● **SET TASK**
Produce a word-for-word copy of the listing below without its pictures.
======== RAW DATA ========
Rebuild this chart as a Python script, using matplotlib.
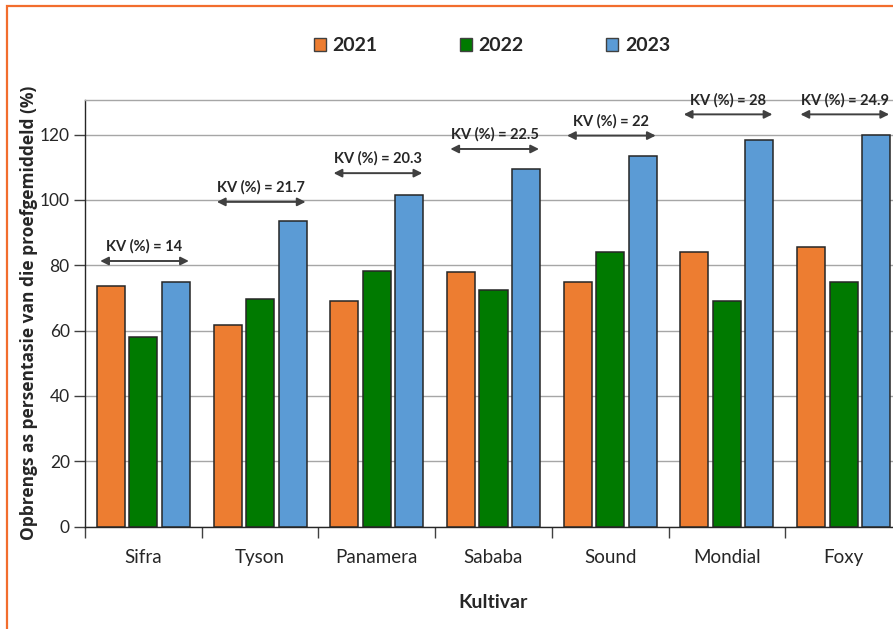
import matplotlib
matplotlib.use("Agg")
import matplotlib.pyplot as plt
from matplotlib.patches import Rectangle, Patch
import numpy as np

categories = ["Sifra", "Tyson", "Panamera", "Sababa", "Sound", "Mondial", "Foxy"]
years = ["2021", "2022", "2023"]
v2021 = [73.7, 61.7, 68.9, 78.0, 74.9, 84.2, 85.6]
v2022 = [58.0, 69.8, 78.2, 72.4, 84.2, 68.9, 74.9]
v2023 = [74.9, 93.4, 101.6, 109.5, 113.6, 118.4, 119.9]
kv_labels = ["14", "21.7", "20.3", "22.5", "22", "28", "24.9"]
kv_heights = [81.3, 99.4, 108.2, 115.6, 119.7, 126.2, 126.2]
yticks = [0, 20, 40, 60, 80, 100, 120]

colors = ["#ED7D31", "#007A00", "#5B9BD5"]
W, H = 893, 629
fig = plt.figure(figsize=(W / 100, H / 100), dpi=100)
ax = fig.add_axes([85 / W, 1 - 526.5 / H, 817 / W, 426.5 / H])

x = np.arange(len(categories))
width = 0.24
step = 0.2786
for i, vals in enumerate([v2021, v2022, v2023]):
    ax.bar(x + (i - 1) * step, vals, width, color=colors[i], edgecolor="#262626",
           linewidth=1.1, zorder=3)

ax.set_xlim(-0.5, len(categories) - 0.5)
ax.set_ylim(0, 130.6)
ax.set_yticks(yticks)
ax.set_yticklabels([str(t) for t in yticks], fontsize=12.5, color="#262626", family="Lato")
ax.set_xticks(x)
ax.set_xticklabels(categories, fontsize=13.5, color="#262626", family="Lato")
ax.set_xticks(np.arange(len(categories) + 1) - 0.5, minor=True)
ax.tick_params(axis="x", which="major", length=0, pad=16)
ax.tick_params(axis="x", which="minor", length=8, color="#404040", width=1)
ax.tick_params(axis="y", length=8, color="#404040", width=1, pad=3)
ax.yaxis.grid(True, color="#A6A6A6", linewidth=1, zorder=0)
ax.set_axisbelow(True)
for s in ["left", "bottom"]:
    ax.spines[s].set_color("#262626")
    ax.spines[s].set_linewidth(1)
for s in ["top", "right"]:
    ax.spines[s].set_color("#A6A6A6")
    ax.spines[s].set_linewidth(1)

# KV annotations
for xi, lab, h in zip(x, kv_labels, kv_heights):
    ax.annotate("", xy=(xi - 0.37, h), xytext=(xi + 0.39, h),
                arrowprops=dict(arrowstyle="<|-|>", color="#404040", lw=1.4,
                                mutation_scale=12, shrinkA=0, shrinkB=0), zorder=5)
    ax.text(xi + 0.01, h + 4.4, f"KV (%) = {lab}", ha="center", va="center",
            fontsize=10.5, fontweight="bold", color="#262626", family="Lato", zorder=5)

ax.set_xlabel("Kultivar", fontsize=14, fontweight="bold", family="Lato",
              color="#262626", labelpad=20)
ax.set_ylabel("Opbrengs as persentasie van die proefgemiddeld (%)", fontsize=12.5,
              fontweight="bold", family="Open Sans", color="#262626")
ax.yaxis.set_label_coords(-0.058, 0.5)

handles = [Patch(facecolor=c, edgecolor="#404040", linewidth=1) for c in colors]
leg = fig.legend(handles, years, loc="center", bbox_to_anchor=(492 / W, 1 - 45.7 / H),
                 ncol=3, frameon=False, handlelength=0.6, handleheight=0.7,
                 handletextpad=0.35, columnspacing=4.25,
                 prop=dict(family="Lato", weight="bold", size=14))
for t in leg.get_texts():
    t.set_color("#262626")

# orange frame
fig.patches.append(Rectangle((7 / W, -0.1), 1.2, 1.1 - 6 / H, transform=fig.transFigure,
                             fill=False, edgecolor="#F26D2D", linewidth=1.6,
                             clip_on=False))

fig.savefig("out.png", dpi=100)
========
● **RESPONSE FOR THIS EXERCISE**
Rebuild this chart as a Python script, using matplotlib.
import matplotlib
matplotlib.use("Agg")
import matplotlib.pyplot as plt
from matplotlib.patches import Rectangle, Patch
import numpy as np

categories = ["Sifra", "Tyson", "Panamera", "Sababa", "Sound", "Mondial", "Foxy"]
years = ["2021", "2022", "2023"]
v2021 = [73.7, 61.7, 68.9, 78.0, 74.9, 84.2, 85.6]
v2022 = [58.0, 69.8, 78.2, 72.4, 84.2, 68.9, 74.9]
v2023 = [74.9, 93.4, 101.6, 109.5, 113.6, 118.4, 119.9]
kv_labels = ["14", "21.7", "20.3", "22.5", "22", "28", "24.9"]
kv_heights = [81.3, 99.4, 108.2, 115.6, 119.7, 126.2, 126.2]
yticks = [0, 20, 40, 60, 80, 100, 120]

colors = ["#ED7D31", "#007A00", "#5B9BD5"]
W, H = 893, 629
fig = plt.figure(figsize=(W / 100, H / 100), dpi=100)
ax = fig.add_axes([85 / W, 1 - 526.5 / H, 817 / W, 426.5 / H])

x = np.arange(len(categories))
width = 0.24
step = 0.2786
for i, vals in enumerate([v2021, v2022, v2023]):
    ax.bar(x + (i - 1) * step, vals, width, color=colors[i], edgecolor="#262626",
           linewidth=1.1, zorder=3)

ax.set_xlim(-0.5, len(categories) - 0.5)
ax.set_ylim(0, 130.6)
ax.set_yticks(yticks)
ax.set_yticklabels([str(t) for t in yticks], fontsize=12.5, color="#262626", family="Lato")
ax.set_xticks(x)
ax.set_xticklabels(categories, fontsize=13.5, color="#262626", family="Lato")
ax.set_xticks(np.arange(len(categories) + 1) - 0.5, minor=True)
ax.tick_params(axis="x", which="major", length=0, pad=16)
ax.tick_params(axis="x", which="minor", length=8, color="#404040", width=1)
ax.tick_params(axis="y", length=8, color="#404040", width=1, pad=3)
ax.yaxis.grid(True, color="#A6A6A6", linewidth=1, zorder=0)
ax.set_axisbelow(True)
for s in ["left", "bottom"]:
    ax.spines[s].set_color("#262626")
    ax.spines[s].set_linewidth(1)
for s in ["top", "right"]:
    ax.spines[s].set_color("#A6A6A6")
    ax.spines[s].set_linewidth(1)

# KV annotations
for xi, lab, h in zip(x, kv_labels, kv_heights):
    ax.annotate("", xy=(xi - 0.37, h), xytext=(xi + 0.39, h),
                arrowprops=dict(arrowstyle="<|-|>", color="#404040", lw=1.4,
                                mutation_scale=12, shrinkA=0, shrinkB=0), zorder=5)
    ax.text(xi + 0.01, h + 4.4, f"KV (%) = {lab}", ha="center", va="center",
            fontsize=10.5, fontweight="bold", color="#262626", family="Lato", zorder=5)

ax.set_xlabel("Kultivar", fontsize=14, fontweight="bold", family="Lato",
              color="#262626", labelpad=20)
ax.set_ylabel("Opbrengs as persentasie van die proefgemiddeld (%)", fontsize=12.5,
              fontweight="bold", family="Open Sans", color="#262626")
ax.yaxis.set_label_coords(-0.058, 0.5)

handles = [Patch(facecolor=c, edgecolor="#404040", linewidth=1) for c in colors]
leg = fig.legend(handles, years, loc="center", bbox_to_anchor=(492 / W, 1 - 45.7 / H),
                 ncol=3, frameon=False, handlelength=0.6, handleheight=0.7,
                 handletextpad=0.35, columnspacing=4.25,
                 prop=dict(family="Lato", weight="bold", size=14))
for t in leg.get_texts():
    t.set_color("#262626")

# orange frame
fig.patches.append(Rectangle((7 / W, -0.1), 1.2, 1.1 - 6 / H, transform=fig.transFigure,
                             fill=False, edgecolor="#F26D2D", linewidth=1.6,
                             clip_on=False))

fig.savefig("out.png", dpi=100)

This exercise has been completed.